Jan 24, 2018
In the first quarter of 2018, SES, a world leading satellite operator, will be launching a new satellite SES-14 to replace NSS-806 at 47.5° west, providing new capacity over the Americas and North Atlantic Region. SES-14, based on the Eurostar-3000 platform manufactured by EADS Astrium, will bring additional Ku band capacity to service growing Direct-to-Home and Direct-to-Cable services. It will also provide broadband satellite (VSAT) services in both Ku and C band. The satellite will deliver multi-spot Ku and Ka-band beams providing new high throughput capacity which is ideal for traffic intensive applications including mobile backhaul, and growing maritime and aeronautical services.
SES, focusing on value-added end-to-end solutions was first to deliver both GEO (Geosynchronous Earth Orbit) and MEO (Medium Earth Orbit) services worldwide. SES-14 will join over 50 GEO satellites, in addition to SES’s 12 MEO satellites.
This all sounds pretty normal for a modern communications satellite but this one has a stowaway. In another first, SES-14 will be the first commercial communications satellite to host a NASA science mission. SES-14 is going to host NASAs Explorer program’s GOLD (Global-Scale Observations of the Limb and Disk) payload. Limb and disk refers to the arc of the earth’s upper atmosphere, the border between space and earth. The GOLD instrument will be launched aboard SES-14 in order to study the ionosphere. This is becoming critical as humans increasingly interact in the near-Earth space overhead.
Earth is not the only place that has weather. Space has weather as well. This weather is defined by shifting magnetic and electrical fields, along with streams of charged particles. Space begins only 60 miles (100 km) above the Earth’s surface, in a layer of atmosphere that is shifting and changing as it is buffeted by both Earth weather and space weather.
The ionosphere, above the ozone layer, is essentially a sea of electrically-charged electrons and ions that have been cooked by the Sun’s radiation. Ions are atoms that lose or gain electrons and gain a “negative” charge in the process. This electric charge can be hazardous to satellites. The ionosphere shares space with very high, very thin layers of Earth’s upper atmosphere, which places this region in a state of constant flux between Earth and Sun weather conditions.
This region of near-Earth space is increasingly important. It is home to astronauts, radio signals used for aeronautical and maritime guidance, tracking satellites, and GPS systems.
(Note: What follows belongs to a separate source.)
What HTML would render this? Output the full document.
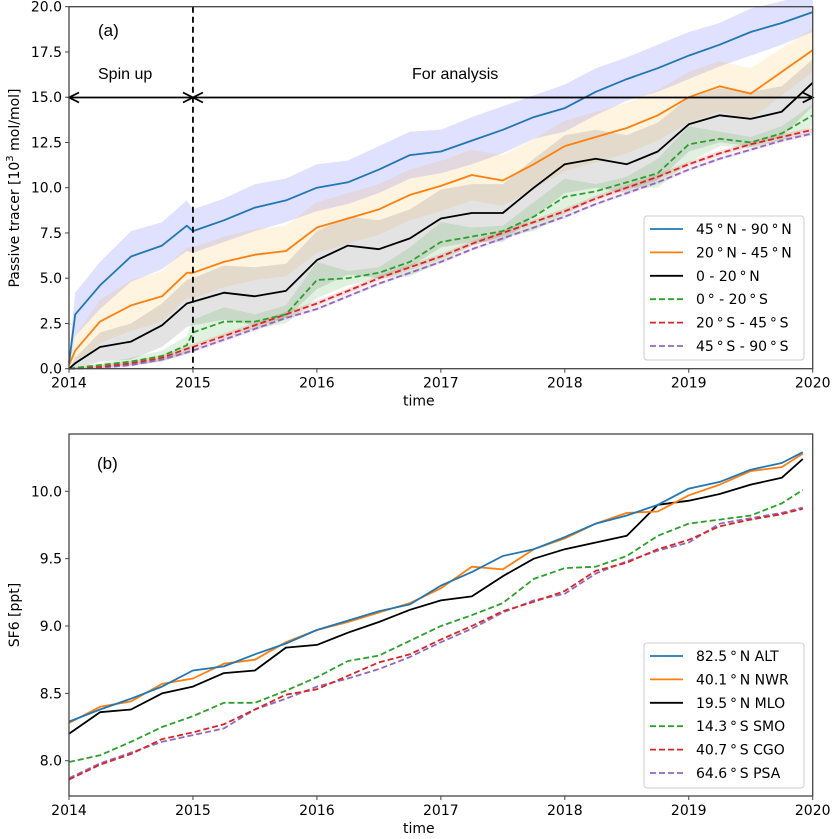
<!DOCTYPE html>
<html><head><meta charset="utf-8">
<style>
html,body{margin:0;padding:0;background:#fff;}
svg{display:block;font-family:"DejaVu Sans","Liberation Sans",sans-serif;}
</style></head>
<body>
<svg id="fig" data-name="figure" data-interactable="false" width="833" height="839" viewBox="0 0 833 839" xmlns="http://www.w3.org/2000/svg"></svg>
<script>
// ---------- Panel (a) data ----------
const timesA = [2014.0,2014.05,2014.25,2014.5,2014.75,2014.95,2015.0,2015.25,2015.5,2015.75,2016.0,2016.25,2016.5,2016.75,2017.0,2017.25,2017.5,2017.75,2018.0,2018.25,2018.5,2018.75,2019.0,2019.25,2019.5,2019.75,2020.0];
const nh90 = [0.3,3.0,4.6,6.2,6.8,7.9,7.6,8.2,8.9,9.3,10.0,10.3,11.0,11.8,12.0,12.6,13.2,13.9,14.4,15.3,16.0,16.6,17.3,17.9,18.6,19.1,19.7];
const nh45 = [0.2,1.0,2.6,3.5,4.0,5.3,5.3,5.9,6.3,6.5,7.8,8.3,8.8,9.6,10.1,10.7,10.4,11.3,12.3,12.8,13.3,14.0,15.0,15.6,15.2,16.4,17.6];
const nh20 = [0.0,0.3,1.2,1.5,2.4,3.6,3.7,4.2,4.0,4.3,6.0,6.8,6.6,7.2,8.3,8.6,8.6,10.0,11.3,11.6,11.3,12.0,13.5,14.0,13.8,14.2,15.8];
const sh20 = [0.0,0.05,0.2,0.4,0.7,1.3,2.0,2.6,2.6,3.0,4.9,5.0,5.3,5.9,7.0,7.3,7.6,8.4,9.5,9.8,10.3,10.8,12.4,12.7,12.5,13.0,14.0];
const sh45 = [0.0,0.02,0.1,0.3,0.6,1.1,1.2,1.8,2.4,3.0,3.6,4.3,5.0,5.6,6.2,6.9,7.5,8.1,8.7,9.4,10.0,10.6,11.3,11.9,12.4,12.8,13.2];
const sh90 = [0.0,0.0,0.05,0.2,0.5,0.9,1.0,1.6,2.2,2.8,3.3,4.0,4.7,5.3,5.9,6.6,7.2,7.8,8.4,9.1,9.7,10.3,11.0,11.6,12.1,12.6,13.0];
const wNh90 = [0.3,1.2,1.3,1.4,1.3,1.4,1.2,1.2,1.3,1.2,1.3,1.2,1.3,1.3,1.2,1.3,1.3,1.2,1.3,1.3,1.2,1.3,1.3,1.2,1.3,1.2,1.1];
const wNh45 = [0.1,0.8,1.2,1.4,1.4,1.4,1.4,1.4,1.4,1.4,1.4,1.4,1.4,1.4,1.4,1.4,1.4,1.4,1.4,1.4,1.4,1.4,1.4,1.4,1.4,1.3,1.2];
const wNh20 = [0.0,0.3,0.8,1.0,1.2,1.3,1.3,1.5,1.6,1.5,1.6,1.6,1.6,1.6,1.6,1.6,1.6,1.6,1.6,1.6,1.6,1.6,1.5,1.5,1.5,1.4,1.3];
const wSh20 = [0.0,0.05,0.1,0.2,0.3,0.5,0.7,0.8,0.4,0.5,1.0,0.4,0.3,0.8,1.1,0.5,0.3,0.8,1.0,0.4,0.3,0.8,1.0,0.4,0.3,0.4,0.6];
const wSh45 = [0,0.05,0.1,0.12,0.15,0.15,0.15,0.15,0.15,0.15,0.15,0.15,0.15,0.15,0.15,0.15,0.15,0.15,0.15,0.15,0.15,0.15,0.15,0.15,0.15,0.15,0.15];
const wSh90 = [0,0.03,0.05,0.08,0.1,0.1,0.1,0.1,0.1,0.1,0.1,0.1,0.1,0.1,0.1,0.1,0.1,0.1,0.1,0.1,0.1,0.1,0.1,0.1,0.1,0.1,0.1];
const labelsA = ["45\u2009\u00b0\u2009N - 90\u2009\u00b0\u2009N","20\u2009\u00b0\u2009N - 45\u2009\u00b0\u2009N","0 - 20\u2009\u00b0\u2009N","0\u2009\u00b0  - 20\u2009\u00b0\u2009S","20\u2009\u00b0\u2009S - 45\u2009\u00b0\u2009S","45\u2009\u00b0\u2009S - 90\u2009\u00b0\u2009S"];
const yTicksA = [0,2.5,5,7.5,10,12.5,15,17.5,20];
const yTickLabelsA = ["0.0","2.5","5.0","7.5","10.0","12.5","15.0","17.5","20.0"];
const xTicks = [2014,2015,2016,2017,2018,2019,2020];
const xTickLabels = ["2014","2015","2016","2017","2018","2019","2020"];

// ---------- Panel (b) data ----------
const timesB = [2014.0,2014.25,2014.5,2014.75,2015.0,2015.25,2015.5,2015.75,2016.0,2016.25,2016.5,2016.75,2017.0,2017.25,2017.5,2017.75,2018.0,2018.25,2018.5,2018.75,2019.0,2019.25,2019.5,2019.75,2019.92];
const alt = [8.29,8.38,8.46,8.55,8.67,8.70,8.79,8.87,8.97,9.04,9.11,9.16,9.30,9.40,9.52,9.57,9.66,9.76,9.82,9.90,10.02,10.07,10.16,10.21,10.29];
const nwr = [8.28,8.40,8.44,8.57,8.61,8.72,8.75,8.88,8.97,9.03,9.10,9.17,9.28,9.44,9.42,9.57,9.65,9.76,9.84,9.85,9.97,10.05,10.15,10.18,10.28];
const mlo = [8.20,8.36,8.38,8.50,8.55,8.65,8.67,8.84,8.86,8.95,9.03,9.12,9.19,9.22,9.37,9.50,9.57,9.62,9.67,9.90,9.93,9.98,10.05,10.10,10.24];
const smo = [7.99,8.04,8.14,8.25,8.33,8.43,8.43,8.52,8.62,8.74,8.78,8.89,9.00,9.08,9.17,9.35,9.43,9.44,9.52,9.67,9.76,9.79,9.82,9.91,10.01];
const cgo = [7.86,7.97,8.05,8.16,8.21,8.27,8.38,8.49,8.53,8.63,8.73,8.79,8.90,9.00,9.11,9.18,9.26,9.41,9.47,9.57,9.64,9.74,9.79,9.83,9.87];
const psa = [7.87,7.98,8.06,8.14,8.19,8.24,8.38,8.46,8.55,8.61,8.68,8.77,8.88,8.98,9.10,9.19,9.24,9.39,9.48,9.56,9.62,9.76,9.80,9.84,9.88];
const labelsB = ["82.5\u2009\u00b0\u2009N ALT","40.1\u2009\u00b0\u2009N NWR","19.5\u2009\u00b0\u2009N MLO","14.3\u2009\u00b0\u2009S SMO","40.7\u2009\u00b0\u2009S CGO","64.6\u2009\u00b0\u2009S PSA"];
const yTicksB = [8.0,8.5,9.0,9.5,10.0];
const yTickLabelsB = ["8.0","8.5","9.0","9.5","10.0"];

const colors = ["#1f77b4","#ff7f0e","#000000","#2ca02c","#d62728","#9467bd"];
const bandFill = ["#0000ff","#ffa500","#808080","#2ca02c","#d62728","#9467bd"];
const bandOp = [0.12,0.12,0.22,0.15,0.15,0.15];
const dashed = [false,false,false,true,true,true];

const NS="http://www.w3.org/2000/svg";
const svg=document.getElementById('fig');
function el(tag,attrs,parent,text){const e=document.createElementNS(NS,tag);for(const k in attrs)e.setAttribute(k,attrs[k]);if(text!==undefined)e.textContent=text;(parent||svg).appendChild(e);return e;}

const X0=69,X1=812.7;
function xs(t){return X0+(t-2014)/6*(X1-X0);}
function ysA(v){return 368.7-(v-0)/20*(368.7-6.7);}
function ysB(v){return 760.7-(v-8)*134.7;}

function drawAxes(g,top,bot,ys,yt,ytl,title,titleY){
  el('rect',{x:X0,y:top,width:X1-X0,height:bot-top,fill:'none',stroke:'#444','stroke-width':1.3},g).setAttribute('data-name','plot-frame');
  xTicks.forEach((t,i)=>{
    const x=xs(t);
    el('line',{x1:x,y1:bot,x2:x,y2:bot+4,stroke:'#444'},g);
    const tx=el('text',{x:x,y:bot+19,'text-anchor':'middle','font-size':14,fill:'#000'},g,xTickLabels[i]);
    tx.setAttribute('data-name','x-tick-label');
    tx.setAttribute('data-interactable','false');
  });
  yt.forEach((v,i)=>{
    const y=ys(v);
    el('line',{x1:X0-4,y1:y,x2:X0,y2:y,stroke:'#444'},g);
    const tx=el('text',{x:X0-7,y:y+5,'text-anchor':'end','font-size':14,fill:'#000'},g,ytl[i]);
    tx.setAttribute('data-name','y-tick-label');
    tx.setAttribute('data-interactable','false');
  });
  const xt=el('text',{x:(X0+X1)/2-22,y:bot+37,'text-anchor':'middle','font-size':14},g,'time');
  xt.setAttribute('data-name','x-axis-title');
  xt.setAttribute('data-interactable','false');
  const yT=el('text',{x:0,y:0,transform:`translate(19,${titleY}) rotate(-90)`,'text-anchor':'middle','font-size':14},g);
  yT.innerHTML=title;
  yT.setAttribute('data-name','y-axis-title');
  yT.setAttribute('data-interactable','false');
}
function pathD(ts,vals,ys){return ts.map((t,i)=>(i?'L':'M')+xs(t).toFixed(1)+','+ys(vals[i]).toFixed(1)).join(' ');}
function bandD(ts,vals,w,ys){
  let d=ts.map((t,i)=>(i?'L':'M')+xs(t).toFixed(1)+','+ys(vals[i]+w[i]).toFixed(1)).join(' ');
  for(let i=ts.length-1;i>=0;i--)d+=' L'+xs(ts[i]).toFixed(1)+','+ys(Math.max(0,vals[i]-w[i])).toFixed(1);
  return d+' Z';
}
function legend(g,x,y,h,labels,name){
  const box=el('rect',{x:x,y:y,width:160,height:h,rx:3,fill:'#fff','fill-opacity':0.85,stroke:'#ccc'},g);
  box.setAttribute('data-name',name);
  box.setAttribute('data-interactable','false');
  labels.forEach((lb,i)=>{
    const yy=y+13+i*23.4;
    el('line',{x1:x+6,y1:yy,x2:x+39,y2:yy,stroke:colors[i],'stroke-width':1.8,'stroke-dasharray':dashed[i]?'6,3':'none'},g);
    const t=el('text',{x:x+52,y:yy+5,'font-size':14},g,lb);
    t.setAttribute('data-name','legend-entry');
    t.setAttribute('data-interactable','false');
  });
}

// ---------- Panel (a) ----------
const gA=el('g',{});
gA.setAttribute('data-name','panel-a');
gA.setAttribute('data-interactable','false');
const seriesA=[nh90,nh45,nh20,sh20,sh45,sh90];
const widthsA=[wNh90,wNh45,wNh20,wSh20,wSh45,wSh90];
seriesA.forEach((s,i)=>{
  const b=el('path',{d:bandD(timesA,s,widthsA[i],ysA),fill:bandFill[i],'fill-opacity':bandOp[i],stroke:'none'},gA);
  b.setAttribute('data-name','spread-band');
  b.setAttribute('data-interactable','false');
});
for(let i=seriesA.length-1;i>=0;i--){
  const p=el('path',{d:pathD(timesA,seriesA[i],ysA),fill:'none',stroke:colors[i],'stroke-width':1.8,'stroke-dasharray':dashed[i]?'6,3':'none','stroke-linejoin':'round'},gA);
  p.setAttribute('data-name','tracer-line');
  p.setAttribute('data-interactable','false');
}
// annotations
const xs15=xs(2015);
el('line',{x1:xs15,y1:6.7,x2:xs15,y2:368.7,stroke:'#000','stroke-width':1.8,'stroke-dasharray':'6,4'},gA).setAttribute('data-name','spinup-divider');
el('line',{x1:X0,y1:97.5,x2:X1,y2:97.5,stroke:'#000','stroke-width':1.8},gA).setAttribute('data-name','period-arrow');
[[X0,1],[xs15,-1],[xs15,1],[X1,-1]].forEach(([x,dir])=>{
  el('path',{d:`M${x+dir*10},${92.5} L${x},97.5 L${x+dir*10},${102.5}`,fill:'none',stroke:'#000','stroke-width':1.8},gA);
});
const la=el('text',{x:98,y:36,'font-size':17,'font-family':'Liberation Sans, sans-serif'},gA,'(a)');
la.setAttribute('data-name','panel-label-a');
const su=el('text',{x:98,y:79,'font-size':16,'font-family':'Liberation Sans, sans-serif'},gA,'Spin up');
su.setAttribute('data-name','spin-up-label');
const fa=el('text',{x:412,y:79,'font-size':16,'font-family':'Liberation Sans, sans-serif'},gA,'For analysis');
fa.setAttribute('data-name','for-analysis-label');
drawAxes(gA,6.7,368.7,ysA,yTicksA,yTickLabelsA,'Passive tracer [10<tspan dy="-6" font-size="10">3</tspan><tspan dy="6"> mol/mol]</tspan>',188);
legend(gA,644,216,144,labelsA,'legend-a');

// ---------- Panel (b) ----------
const gB=el('g',{});
gB.setAttribute('data-name','panel-b');
gB.setAttribute('data-interactable','false');
const seriesB=[alt,nwr,mlo,smo,cgo,psa];
for(let i=seriesB.length-1;i>=0;i--){
  const p=el('path',{d:pathD(timesB,seriesB[i],ysB),fill:'none',stroke:colors[i],'stroke-width':1.8,'stroke-dasharray':dashed[i]?'6,3':'none','stroke-linejoin':'round'},gB);
  p.setAttribute('data-name','sf6-line');
  p.setAttribute('data-interactable','false');
}
const lb=el('text',{x:97,y:469,'font-size':17,'font-family':'Liberation Sans, sans-serif'},gB,'(b)');
lb.setAttribute('data-name','panel-label-b');
drawAxes(gB,434,796,ysB,yTicksB,yTickLabelsB,'SF6 [ppt]',615);
legend(gB,644,643,145,labelsB,'legend-b');
</script>
</body></html>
In the near future additional constellations of broadband communications satellites will be launched that will operate in this region. Understanding how it is affected by Earth and space weather is becoming increasingly important for protecting not only astronauts in space, but resources that have become very important to humans on the ground.
Two missions are being launched by NASA to explore this region that, while close to home, is notoriously difficult to study. In addition to GOLD, being launched on SES-14, another spacecraft will be launched later in 2018 called the Ionospheric Connection Explorer, or ICON. The two systems will work together. GOLD sitting high above in a fixed GEO position will have a full-disk view of the ionosphere and upper atmosphere with updates every 30 minutes. These large-scale measurements will provide detailed and comprehensive measurements of related processes.
Operating in low-Earth orbit, ICON will fly directly through and above areas of interest, capturing local data adjacent to the spacecraft, as well as remote data on the forces shaping the region. We can think of GOLD as capturing landscapes from 22,000 miles (35406 km) above, while ICON captures detailed close-ups at 350 miles (563 km) in altitude. As ICON will pass within GOLD’s field of view, the systems working together will provide unique snapshots from different perspectives. The overlap in data will make it easier to understand weather-related shifts from both hurricanes below, and geomagnetic storms above, in this important region.
Examining conditions below, it is suspected that El Nino-driven warming of the Pacific Ocean increases water vapor which in turn increases the amount of solar energy absorbed by the atmosphere. The additional heat alters wind currents, causing patterns to fluctuate and affect conditions in the ionosphere. GOLD and ICON will measure this activity in order to better forecast it.
Geomagnetic storms which come from above, are temporary disruptions of the Earth’s magnetic field set off by solar activity. GOLD will examine these disruptions which can sometimes create bubbles of dense, charged gasses over the equator and tropics, occasionally interfering with radio communications.
There is actually a third mission in the fleet. TIMED (Thermosphere, Ionosphere, Mesosphere Energetics and Dynamics) was launched 16 years ago, and provides a third vantage point for measurements. TIMED does not have the same complement of measurements and tools as ICON and GOLD, but it has provided valuable information for a complete solar cycle, as a result of having its mission increased a couple times.
Earth’s “interface to space” has become increasingly important as rapid commercialization associated with “NewSpace” continues. It is important to understand the region in which critical resources will operate in order to shield or maneuver them as required to keep them operational. This mission highlights the collaboration of many different players from government, educational and commercial perspectives, all with an interest in a better understanding of our gateway to space.